The movie presents a world of fear, and of two peoples so deafened by shouting that they cannot hear each other speak. It is not only nations that are blind to each other’s perspectives. When Jaafari finds the radical priest who gave Siham the bomb, the priest tells him that he didn’t agree to a meeting to explain Siham’s actions but simply to say, “There’s nothing for you here.”
Jaafari, no Israeli partisan, could never see his wife for who she was, nor could she understand him. It is not religion or nationality that divides them, but their inability to see through the other’s eyes. The conflict permeates life so thoroughly that Jaafari, at one time at the peak of Israeli professional success and forever an Arab in a foreign state, neither a die-hard Zionist nor devoted to Israel’s downfall, is locked out of either group, cast aside even by his wife.

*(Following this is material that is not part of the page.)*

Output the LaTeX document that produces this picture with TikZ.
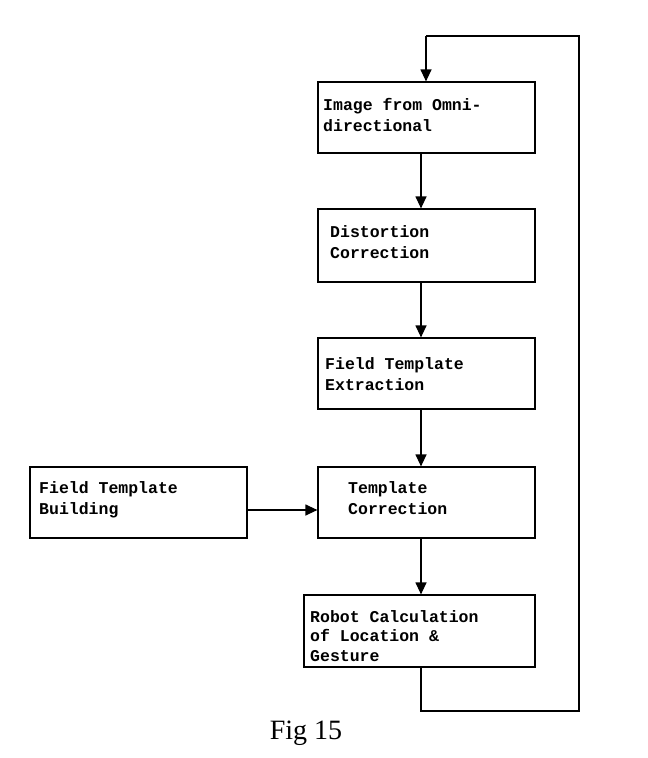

Throughout the film, Jaafari counts on one piece of evidence that will explain everything: the traditional pre-attack video he assumes his wife made before she set out to the Tel Aviv café to blow herself up. He speaks to radical preachers, waits in mosques and hunts the streets. Finally he finds that his nephew, who helped Siham plan the bombing, had the video all along. But as the audience has come to expect by now, the video has no key to unlock the mystery — it simply shows a woman, torn and alone, about to commit an evil act. Siham asks her handlers how to deactivate the bomb, which they refuse to show her; crying, she borrows a cell phone to call her husband. As we saw at the beginning of the movie, Jaafari is too busy to take the call. Siham, sobbing, lowers the phone in resignation. She cannot reach her husband; she cannot bridge the gap between them; and now, though hesitant and terrified, she will take her own life and murder innocents.
“The Attack” never explains why Siham chose to become a suicide bomber, but it opens a horrifying window into a world in which that choice is possible.